光で繊毛運動を調節する新規タンパク質の発見筑波大学,大阪大学,東京工業大学

 筑波大学,大阪大学,東京工業大学の研究グループは,海産動物であるホヤと単細胞緑藻類であるクラミドモナスを用いて,繊毛のダイニンに結合してその動きを調節する,新規の光応答性タンパク質を発見したと発表した。
 繊毛は,細胞から生えている毛状の構造である。私たちの体内にも存在し,精子の運動や,脳,気管,輸卵管などの上皮組織の水流発生を担っている。

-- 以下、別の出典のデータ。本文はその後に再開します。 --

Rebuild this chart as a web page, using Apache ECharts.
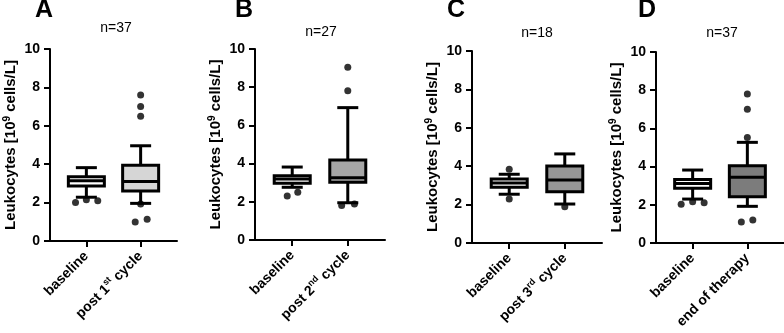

また,気管などの呼吸器官では,ウイルスや細菌を排除するために重要である。繊毛の中で力を生み出し,運動を起こしているのが,分子モーターであるタンパク質複合体「ダイニン」である。ダイニンの働きは,化学物質や光などの細胞外からの刺激によって変化することが知られている。 今回発見されたタンパク質は,青色光の受容に関与する領域をもち,ダイニンのモーター部分と結合することが分かった。生物に強い光が当たると,細胞内に活性酸素などが発生し毒性を示す。このため,多くの生物は強い光を避ける傾向がある。クラミドモナスに強い光を当てると,光を避ける行動が見られ,それが長い時間維持される。一方,このタンパク質を欠いたクラミドモナス変異体は,一時的に強い光を避けるが,すぐに慣れて,再び光に寄っていくようになった(順化)。つまり,本タンパク質は,ダイニンの動きを調節して,光に順化してしまうのを防止する役割があると考えられる。
 今後,繊毛運動の光調節機構の詳細を明らかにすることにより,将来的には,繊毛運動を光で人為的に調節できる可能性も期待される。